### Dataset excerpt
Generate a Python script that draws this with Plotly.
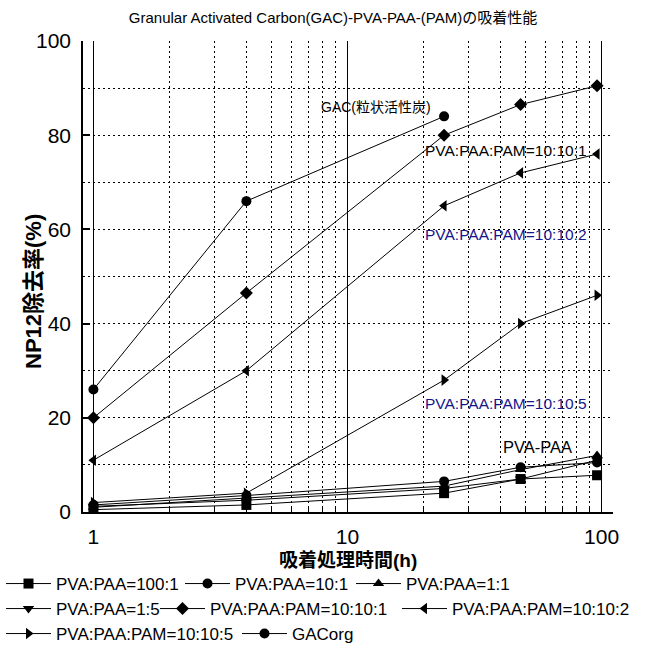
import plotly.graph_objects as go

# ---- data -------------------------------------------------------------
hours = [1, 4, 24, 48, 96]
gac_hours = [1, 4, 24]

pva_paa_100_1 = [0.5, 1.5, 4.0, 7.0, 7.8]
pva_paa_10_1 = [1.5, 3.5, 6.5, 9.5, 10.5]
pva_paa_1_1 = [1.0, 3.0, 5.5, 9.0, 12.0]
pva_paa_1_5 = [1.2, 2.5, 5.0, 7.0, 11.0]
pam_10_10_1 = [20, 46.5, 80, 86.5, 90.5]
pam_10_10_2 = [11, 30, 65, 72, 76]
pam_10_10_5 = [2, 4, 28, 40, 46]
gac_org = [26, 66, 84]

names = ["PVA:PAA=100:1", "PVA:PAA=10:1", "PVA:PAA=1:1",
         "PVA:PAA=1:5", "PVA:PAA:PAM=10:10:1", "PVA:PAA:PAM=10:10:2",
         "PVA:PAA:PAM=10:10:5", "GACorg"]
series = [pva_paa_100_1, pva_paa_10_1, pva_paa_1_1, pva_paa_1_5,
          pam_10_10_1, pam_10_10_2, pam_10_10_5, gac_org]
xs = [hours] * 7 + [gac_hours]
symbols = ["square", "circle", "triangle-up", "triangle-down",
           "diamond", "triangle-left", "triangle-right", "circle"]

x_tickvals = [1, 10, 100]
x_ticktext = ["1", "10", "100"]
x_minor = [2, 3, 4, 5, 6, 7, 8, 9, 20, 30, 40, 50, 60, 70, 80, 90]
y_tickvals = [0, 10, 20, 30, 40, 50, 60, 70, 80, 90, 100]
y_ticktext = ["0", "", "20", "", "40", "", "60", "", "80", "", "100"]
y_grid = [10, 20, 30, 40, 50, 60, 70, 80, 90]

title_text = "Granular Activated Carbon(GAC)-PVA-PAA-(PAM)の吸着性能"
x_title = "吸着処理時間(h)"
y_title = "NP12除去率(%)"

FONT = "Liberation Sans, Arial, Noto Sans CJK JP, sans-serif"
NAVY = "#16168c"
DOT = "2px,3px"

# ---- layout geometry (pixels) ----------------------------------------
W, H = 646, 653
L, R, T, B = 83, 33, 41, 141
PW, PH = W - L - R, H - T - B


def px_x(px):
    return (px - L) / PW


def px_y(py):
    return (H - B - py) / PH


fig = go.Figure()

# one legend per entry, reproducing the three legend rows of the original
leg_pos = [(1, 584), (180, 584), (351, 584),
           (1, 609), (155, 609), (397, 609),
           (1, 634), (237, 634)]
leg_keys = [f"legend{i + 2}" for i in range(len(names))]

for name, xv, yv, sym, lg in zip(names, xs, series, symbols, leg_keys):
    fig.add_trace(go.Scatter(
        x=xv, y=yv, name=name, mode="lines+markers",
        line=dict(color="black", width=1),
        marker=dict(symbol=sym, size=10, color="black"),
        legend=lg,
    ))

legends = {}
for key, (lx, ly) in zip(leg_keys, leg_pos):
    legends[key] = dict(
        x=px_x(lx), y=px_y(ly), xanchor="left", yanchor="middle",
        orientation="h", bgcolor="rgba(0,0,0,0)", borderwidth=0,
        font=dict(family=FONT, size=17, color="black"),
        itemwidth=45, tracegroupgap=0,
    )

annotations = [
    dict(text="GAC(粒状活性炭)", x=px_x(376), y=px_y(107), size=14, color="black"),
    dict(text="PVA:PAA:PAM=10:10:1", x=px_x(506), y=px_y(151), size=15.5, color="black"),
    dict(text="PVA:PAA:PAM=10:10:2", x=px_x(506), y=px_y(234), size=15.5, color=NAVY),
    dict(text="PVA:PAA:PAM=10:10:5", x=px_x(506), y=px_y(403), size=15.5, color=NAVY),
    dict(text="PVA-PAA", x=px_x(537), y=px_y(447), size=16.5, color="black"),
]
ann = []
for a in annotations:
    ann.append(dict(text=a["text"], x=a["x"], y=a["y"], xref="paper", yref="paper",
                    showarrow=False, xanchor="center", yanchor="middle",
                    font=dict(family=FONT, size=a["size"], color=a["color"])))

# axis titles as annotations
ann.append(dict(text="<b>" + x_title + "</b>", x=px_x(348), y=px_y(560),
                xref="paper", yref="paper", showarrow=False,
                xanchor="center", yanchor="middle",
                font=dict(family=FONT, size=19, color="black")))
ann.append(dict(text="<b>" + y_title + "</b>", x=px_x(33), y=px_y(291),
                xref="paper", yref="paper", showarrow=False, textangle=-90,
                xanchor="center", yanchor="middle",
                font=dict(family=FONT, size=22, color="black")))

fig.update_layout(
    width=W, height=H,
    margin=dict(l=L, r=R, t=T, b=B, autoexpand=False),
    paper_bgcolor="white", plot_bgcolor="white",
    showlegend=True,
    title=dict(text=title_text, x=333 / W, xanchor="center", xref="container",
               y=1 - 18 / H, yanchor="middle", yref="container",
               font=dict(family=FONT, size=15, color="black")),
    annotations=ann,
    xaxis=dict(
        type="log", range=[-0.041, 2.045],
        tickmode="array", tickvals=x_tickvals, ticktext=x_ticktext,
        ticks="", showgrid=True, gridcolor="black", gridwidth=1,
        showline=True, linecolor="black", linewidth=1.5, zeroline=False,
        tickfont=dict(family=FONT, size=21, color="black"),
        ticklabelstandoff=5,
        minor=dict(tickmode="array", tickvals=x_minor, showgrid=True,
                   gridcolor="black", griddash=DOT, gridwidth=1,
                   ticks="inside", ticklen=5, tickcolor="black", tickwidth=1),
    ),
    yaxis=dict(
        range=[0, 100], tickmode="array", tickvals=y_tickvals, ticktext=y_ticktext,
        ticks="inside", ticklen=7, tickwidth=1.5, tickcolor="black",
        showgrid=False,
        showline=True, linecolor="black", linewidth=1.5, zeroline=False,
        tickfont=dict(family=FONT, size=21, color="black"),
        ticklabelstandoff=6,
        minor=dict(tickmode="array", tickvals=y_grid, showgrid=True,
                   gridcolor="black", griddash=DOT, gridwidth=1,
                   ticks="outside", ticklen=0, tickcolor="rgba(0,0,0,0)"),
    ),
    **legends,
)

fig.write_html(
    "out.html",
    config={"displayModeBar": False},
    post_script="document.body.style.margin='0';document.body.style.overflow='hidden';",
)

### What you will do
Repeat the data exactly in full, omitting its pictures.

### Reply to the exercise
Generate a Python script that draws this with Plotly.
import plotly.graph_objects as go

# ---- data -------------------------------------------------------------
hours = [1, 4, 24, 48, 96]
gac_hours = [1, 4, 24]

pva_paa_100_1 = [0.5, 1.5, 4.0, 7.0, 7.8]
pva_paa_10_1 = [1.5, 3.5, 6.5, 9.5, 10.5]
pva_paa_1_1 = [1.0, 3.0, 5.5, 9.0, 12.0]
pva_paa_1_5 = [1.2, 2.5, 5.0, 7.0, 11.0]
pam_10_10_1 = [20, 46.5, 80, 86.5, 90.5]
pam_10_10_2 = [11, 30, 65, 72, 76]
pam_10_10_5 = [2, 4, 28, 40, 46]
gac_org = [26, 66, 84]

names = ["PVA:PAA=100:1", "PVA:PAA=10:1", "PVA:PAA=1:1",
         "PVA:PAA=1:5", "PVA:PAA:PAM=10:10:1", "PVA:PAA:PAM=10:10:2",
         "PVA:PAA:PAM=10:10:5", "GACorg"]
series = [pva_paa_100_1, pva_paa_10_1, pva_paa_1_1, pva_paa_1_5,
          pam_10_10_1, pam_10_10_2, pam_10_10_5, gac_org]
xs = [hours] * 7 + [gac_hours]
symbols = ["square", "circle", "triangle-up", "triangle-down",
           "diamond", "triangle-left", "triangle-right", "circle"]

x_tickvals = [1, 10, 100]
x_ticktext = ["1", "10", "100"]
x_minor = [2, 3, 4, 5, 6, 7, 8, 9, 20, 30, 40, 50, 60, 70, 80, 90]
y_tickvals = [0, 10, 20, 30, 40, 50, 60, 70, 80, 90, 100]
y_ticktext = ["0", "", "20", "", "40", "", "60", "", "80", "", "100"]
y_grid = [10, 20, 30, 40, 50, 60, 70, 80, 90]

title_text = "Granular Activated Carbon(GAC)-PVA-PAA-(PAM)の吸着性能"
x_title = "吸着処理時間(h)"
y_title = "NP12除去率(%)"

FONT = "Liberation Sans, Arial, Noto Sans CJK JP, sans-serif"
NAVY = "#16168c"
DOT = "2px,3px"

# ---- layout geometry (pixels) ----------------------------------------
W, H = 646, 653
L, R, T, B = 83, 33, 41, 141
PW, PH = W - L - R, H - T - B


def px_x(px):
    return (px - L) / PW


def px_y(py):
    return (H - B - py) / PH


fig = go.Figure()

# one legend per entry, reproducing the three legend rows of the original
leg_pos = [(1, 584), (180, 584), (351, 584),
           (1, 609), (155, 609), (397, 609),
           (1, 634), (237, 634)]
leg_keys = [f"legend{i + 2}" for i in range(len(names))]

for name, xv, yv, sym, lg in zip(names, xs, series, symbols, leg_keys):
    fig.add_trace(go.Scatter(
        x=xv, y=yv, name=name, mode="lines+markers",
        line=dict(color="black", width=1),
        marker=dict(symbol=sym, size=10, color="black"),
        legend=lg,
    ))

legends = {}
for key, (lx, ly) in zip(leg_keys, leg_pos):
    legends[key] = dict(
        x=px_x(lx), y=px_y(ly), xanchor="left", yanchor="middle",
        orientation="h", bgcolor="rgba(0,0,0,0)", borderwidth=0,
        font=dict(family=FONT, size=17, color="black"),
        itemwidth=45, tracegroupgap=0,
    )

annotations = [
    dict(text="GAC(粒状活性炭)", x=px_x(376), y=px_y(107), size=14, color="black"),
    dict(text="PVA:PAA:PAM=10:10:1", x=px_x(506), y=px_y(151), size=15.5, color="black"),
    dict(text="PVA:PAA:PAM=10:10:2", x=px_x(506), y=px_y(234), size=15.5, color=NAVY),
    dict(text="PVA:PAA:PAM=10:10:5", x=px_x(506), y=px_y(403), size=15.5, color=NAVY),
    dict(text="PVA-PAA", x=px_x(537), y=px_y(447), size=16.5, color="black"),
]
ann = []
for a in annotations:
    ann.append(dict(text=a["text"], x=a["x"], y=a["y"], xref="paper", yref="paper",
                    showarrow=False, xanchor="center", yanchor="middle",
                    font=dict(family=FONT, size=a["size"], color=a["color"])))

# axis titles as annotations
ann.append(dict(text="<b>" + x_title + "</b>", x=px_x(348), y=px_y(560),
                xref="paper", yref="paper", showarrow=False,
                xanchor="center", yanchor="middle",
                font=dict(family=FONT, size=19, color="black")))
ann.append(dict(text="<b>" + y_title + "</b>", x=px_x(33), y=px_y(291),
                xref="paper", yref="paper", showarrow=False, textangle=-90,
                xanchor="center", yanchor="middle",
                font=dict(family=FONT, size=22, color="black")))

fig.update_layout(
    width=W, height=H,
    margin=dict(l=L, r=R, t=T, b=B, autoexpand=False),
    paper_bgcolor="white", plot_bgcolor="white",
    showlegend=True,
    title=dict(text=title_text, x=333 / W, xanchor="center", xref="container",
               y=1 - 18 / H, yanchor="middle", yref="container",
               font=dict(family=FONT, size=15, color="black")),
    annotations=ann,
    xaxis=dict(
        type="log", range=[-0.041, 2.045],
        tickmode="array", tickvals=x_tickvals, ticktext=x_ticktext,
        ticks="", showgrid=True, gridcolor="black", gridwidth=1,
        showline=True, linecolor="black", linewidth=1.5, zeroline=False,
        tickfont=dict(family=FONT, size=21, color="black"),
        ticklabelstandoff=5,
        minor=dict(tickmode="array", tickvals=x_minor, showgrid=True,
                   gridcolor="black", griddash=DOT, gridwidth=1,
                   ticks="inside", ticklen=5, tickcolor="black", tickwidth=1),
    ),
    yaxis=dict(
        range=[0, 100], tickmode="array", tickvals=y_tickvals, ticktext=y_ticktext,
        ticks="inside", ticklen=7, tickwidth=1.5, tickcolor="black",
        showgrid=False,
        showline=True, linecolor="black", linewidth=1.5, zeroline=False,
        tickfont=dict(family=FONT, size=21, color="black"),
        ticklabelstandoff=6,
        minor=dict(tickmode="array", tickvals=y_grid, showgrid=True,
                   gridcolor="black", griddash=DOT, gridwidth=1,
                   ticks="outside", ticklen=0, tickcolor="rgba(0,0,0,0)"),
    ),
    **legends,
)

fig.write_html(
    "out.html",
    config={"displayModeBar": False},
    post_script="document.body.style.margin='0';document.body.style.overflow='hidden';",
)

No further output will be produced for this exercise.